Formulation and Optimization of a Melissa officinalis Loaded Nanoemulgel for Anti-Inflammatory Therapy Using Design of Experiments (DoE)

This research explores the use of a Design of Experiments (DoE) framework for the development and systematic refinement of a nanoemulsion comprising Melissa officinalis essential oil for transdermal drug delivery applications. Fourier-transform infrared spectroscopy (FTIR) confirmed the presence of characteristic phytochemical groups such as hydroxyl (–OH), carbonyl (C=O), and ether (C–O–C), pointing to the oil’s phytochemical makeup. To examine the effect of various formulation factors, a Central Composite Design (CCD) was implemented. This strategy aimed to minimize droplet size and enhance emulsion stability by evaluating the influence of Tween 80 concentration and homogenization time. The optimized formulation resulted in an average droplet diameter of 127.31 nm, a polydispersity index of 17.7%, 88.3% transmittance, and a zeta potential of –25.0 mV, indicating favorable colloidal stability and uniformity. The drug release study revealed that the release pattern adhered to the Higuchi model (R² = 0.900; k = 4.63), which suggests a diffusion-driven mechanism. Further kinetic analysis based on the Korsmeyer–Peppas equation (n = 0.88) indicated a non-Fickian, or anomalous, release behavior. In vitro antimicrobial testing showed that Staphylococcus aureus (MIC = 250 µg/mL) was more sensitive to the formulation compared to Escherichia coli (MIC = 500 µg/mL).
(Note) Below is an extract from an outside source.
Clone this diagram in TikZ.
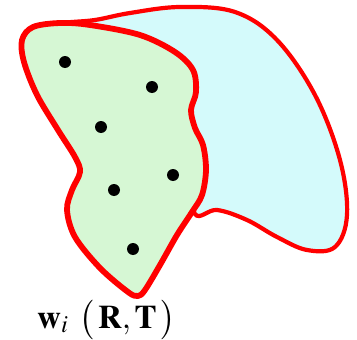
\documentclass[tikz,border=0pt]{standalone}
\usepackage{mathptmx}
\usepackage{xcolor}
\usepackage{tikz}
\definecolor{mint}{HTML}{D6F7D4}
\definecolor{ice}{HTML}{D4FAFB}
\definecolor{rim}{HTML}{FF0000}

\begin{document}
\begin{tikzpicture}[
  x=1pt, y=-1pt,
  outer/.style={draw=rim, line width=4.2pt, fill=ice, line join=round},
  inner/.style={draw=rim, line width=5.8pt, fill=mint, line join=round},
  dot/.style={circle, fill=black, inner sep=0pt, minimum size=12pt},
  lbl/.style={inner sep=0pt, anchor=base west, font=\fontsize{33}{38}\selectfont},
]
\useasboundingbox (0,0) rectangle (357,340);
% ---------------- outer region
\draw[outer] plot[smooth cycle, tension=0.6] coordinates {
  (60,24) (95,20) (130,13) (180,7) (235,12) (277,40) (315,95) (340,160)
  (347,215) (335,247) (307,250) (277,237) (247,220) (217,210)
  (195,214) (190,170) (190,110) (150,45) (100,32)};
% ---------------- inner region
\draw[inner] plot[smooth cycle, tension=0.55] coordinates {
  (90,25) (140,35) (175,52) (193,70) (196,92) (191,110) (195,128)
  (203,145) (206,170) (202,195) (192,212) (177,235) (160,265)
  (145,290) (138,296) (128,292) (100,268) (75,237) (67,210) (72,190)
  (80,172) (75,157) (58,130) (37,95) (24,62) (22,40) (33,27) (60,23)};
% ---------------- points
\foreach \p [count=\i] in {(65,62),(152,87),(101,127),(173,175),(114,190),(133,249)}
  {\node[dot] (d\i) at \p {};}
\node[lbl] (w) at (37,328) {$\mathbf{w}_i\;\left(\vrule height 17pt depth 13pt width 0pt\,\mathbf{R},\mathbf{T}\,\right)$};
\end{tikzpicture}
\end{document}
Evaluation of anti-inflammatory efficacy in vivo, using a carrageenan-induced paw edema model, showed that the formulation significantly decreased inflammation (p = 0.005 at 60 minutes), with full reduction by 240 minutes. These outcomes highlight the therapeutic value of Melissa officinalis oil-based nanoemulgel as a promising carrier for transdermal management of microbial infections and inflammatory conditions.